1. Field of the Invention
The invention relates in general to elevator systems, and more specifically, to elevator systems which utilize chain compensation for the weight of the hoist roping.
2. Description of the Prior Art
Chain compensation for the weight of the hoist roping in a traction elevator system has distinct economic advantages over wire rope compensation. The major drawbacks of chain compensation are sway and noise, both of which increase in intensity with car speed. Thus, chain compensation has been limited to use on relatively slow speed elevator systems, but considerable effort has been directed toward reducing sway and noise in order to enable the use of chain compensation at higher and higher car speeds. For example, U.S. Pat. No. 3,768,596, which is assigned to the same assignee as the present application, teaches an arrangement for reducing chain noise. This arrangement extends the upper speed limit for chain compensated elevator systems to about 500 feet per minute. This patent discloses the use of resilient spacers formed of a material such as rubber, which are disposed about alternate links of the chain. The spacers are dimensioned to fully extend the links of the chain to maintain them in their extended position, which reduces noise in the natural loop of the chain formed below the elevator car and counterweight, and it also reduces the noise due to the chain striking components in the hoistway due to chain sway. U.S. Pat. No. 3,810,529, which is also assigned to the same assignee as the present application, teaches an arrangement which successfully extends chain compensation to still higher speed elevator systems, such as 700 feet per minute, which arrangement eliminates sway and reduces the noise level to a greater extent than the use of resilient spacers on the chain itself. In the arrangement of this patent, the compensating chain is firmly guided by a chain wheel or sheave which has a groove formed in its outer periphery by spaced elastomeric members. Alternate links of the chain extend edgewise into the circumferential grooves.

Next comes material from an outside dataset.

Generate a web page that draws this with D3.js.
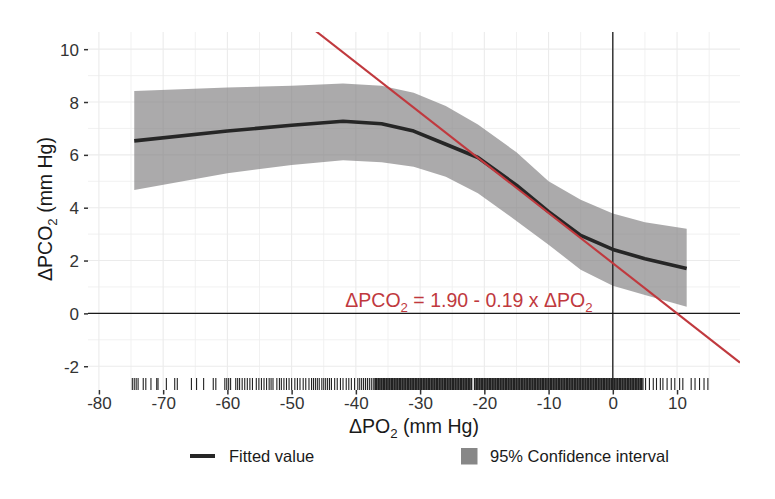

The intervening links rest flatwise on the outer peripheries of the elastomeric members, outside the circumferential groove. This arrangement provides silencing and guiding functions without scraping, digging and twisting of the chain links.

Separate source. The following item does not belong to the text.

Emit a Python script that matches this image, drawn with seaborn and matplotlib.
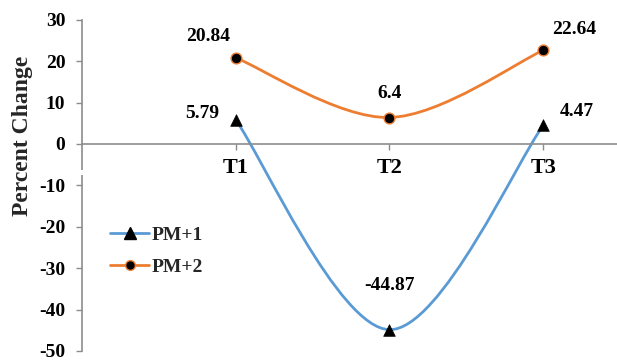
import numpy as np
import pandas as pd
import seaborn as sns
import matplotlib
matplotlib.use("Agg")
import matplotlib.pyplot as plt
from matplotlib.path import Path
from matplotlib.patches import PathPatch, Rectangle
from matplotlib.lines import Line2D

# Data
categories = ["T1", "T2", "T3"]
pm1_values = [5.79, -44.87, 4.47]
pm2_values = [20.84, 6.4, 22.64]
series_names = ["PM+1", "PM+2"]
y_ticks = [30, 20, 10, 0, -10, -20, -30, -40, -50]

sns.set_theme(style="white")
plt.rcParams["font.family"] = ["Liberation Serif", "DejaVu Serif"]
plt.rcParams["font.weight"] = "bold"

blue = "#5B9BD5"
orange = "#ED7D31"
axis_gray = "#8C8C8C"

x_pos = np.arange(1, len(categories) + 1)
df = pd.DataFrame({
    "x": np.concatenate([x_pos, x_pos]),
    "value": pm1_values + pm2_values,
    "series": [series_names[0]] * 3 + [series_names[1]] * 3,
})

fig = plt.figure(figsize=(6.17, 3.61), dpi=100)
ax = fig.add_axes([0.133, 0.028, 0.867, 0.917])


def smooth_path(xs, ys):
    """Cubic Bezier path through the points, Excel-style smoothing."""
    pts = np.column_stack([xs, ys]).astype(float)
    n = len(pts)
    verts = [pts[0]]
    codes = [Path.MOVETO]
    for i in range(n - 1):
        p_prev = pts[i - 1] if i > 0 else pts[i]
        p_next2 = pts[i + 2] if i + 2 < n else pts[i + 1]
        c1 = pts[i] + (pts[i + 1] - p_prev) / 6.0
        c2 = pts[i + 1] - (p_next2 - pts[i]) / 6.0
        verts += [c1, c2, pts[i + 1]]
        codes += [Path.CURVE4] * 3
    return Path(verts, codes)


for vals, col in [(pm1_values, blue), (pm2_values, orange)]:
    ax.add_patch(PathPatch(smooth_path(x_pos, vals), facecolor="none",
                           edgecolor=col, lw=2.0, zorder=2))

# Markers
sub1 = df[df.series == series_names[0]]
sub2 = df[df.series == series_names[1]]
sns.scatterplot(data=sub1, x="x", y="value", marker="^", s=70, color="black",
                edgecolor="black", linewidth=0.5, ax=ax, zorder=3, legend=False)
sns.scatterplot(data=sub2, x="x", y="value", marker="o", s=60, color="black",
                edgecolor=orange, linewidth=1.0, ax=ax, zorder=3, legend=False)

# Value labels (offsets in points)
pm1_offsets = [(-24, 5), (0, 32), (24, 10)]
pm2_offsets = [(-20, 15), (0, 17), (22, 15)]
for xv, yv, off in zip(x_pos, pm1_values, pm1_offsets):
    ax.annotate(f"{yv:g}", (xv, yv), xytext=off, textcoords="offset points",
                ha="center", va="center", fontsize=14, fontweight="bold",
                color="black")
for xv, yv, off in zip(x_pos, pm2_values, pm2_offsets):
    ax.annotate(f"{yv:g}", (xv, yv), xytext=off, textcoords="offset points",
                ha="center", va="center", fontsize=14, fontweight="bold",
                color="black")

# Spines: horizontal axis crosses at zero
for side in ["top", "right"]:
    ax.spines[side].set_visible(False)
ax.spines["bottom"].set_position(("data", 0))
for side in ["left", "bottom"]:
    ax.spines[side].set_color(axis_gray)
    ax.spines[side].set_linewidth(1.2)

# Axes limits, ticks and labels
ax.set_xlim(0, 3.48)
ax.set_ylim(-50, 30)
ax.set_yticks(y_ticks)
ax.set_yticklabels([str(t) for t in y_ticks], fontsize=14, fontweight="bold")
ax.set_xticks(x_pos)
ax.set_xticklabels(categories, fontsize=16, fontweight="bold")
ax.set_xlabel("")
ax.set_ylabel("Percent Change", fontsize=17, fontweight="bold")
ax.yaxis.set_label_coords(-0.092, 0.65)

ax.tick_params(axis="both", direction="out", length=4, width=1.0,
               color=axis_gray, colors="black")
ax.tick_params(axis="x", pad=6, bottom=True)
ax.tick_params(axis="y", left=True, pad=8)
ax.grid(False)

# Small break in the vertical axis below the category labels
ax.add_patch(Rectangle((-0.03, -7.6), 0.06, 1.4, transform=ax.transData,
                       facecolor="white", edgecolor="none", zorder=5,
                       clip_on=False))

handles = [
    Line2D([], [], color=blue, lw=2, marker="^", markersize=8,
           markerfacecolor="black", markeredgecolor="black"),
    Line2D([], [], color=orange, lw=2, marker="o", markersize=7,
           markerfacecolor="black", markeredgecolor=orange),
]
ax.legend(handles, series_names, loc="upper left",
          bbox_to_anchor=(0.02, 0.43), frameon=False, handlelength=2.0,
          handletextpad=0.15, labelspacing=0.75,
          prop={"size": 14, "weight": "bold"})

fig.savefig("out.png", dpi=100)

While the arrangement of the latter patent substantially reduces chain noise and it eliminates sway, a certain amount of car vibration and/or airborne noise may occasionally be experienced with chain compensation, especially at the higher car speeds, such as 700 feet per minute. It has also been found that the magnitude of such vibration and noise varies substantially from installation to installation. Thus, it would be desirable to further reduce vibration and noise due to chain compensation, and to be able to reliably obtain such reductions under the widely varying conditions encountered in different elevator installations.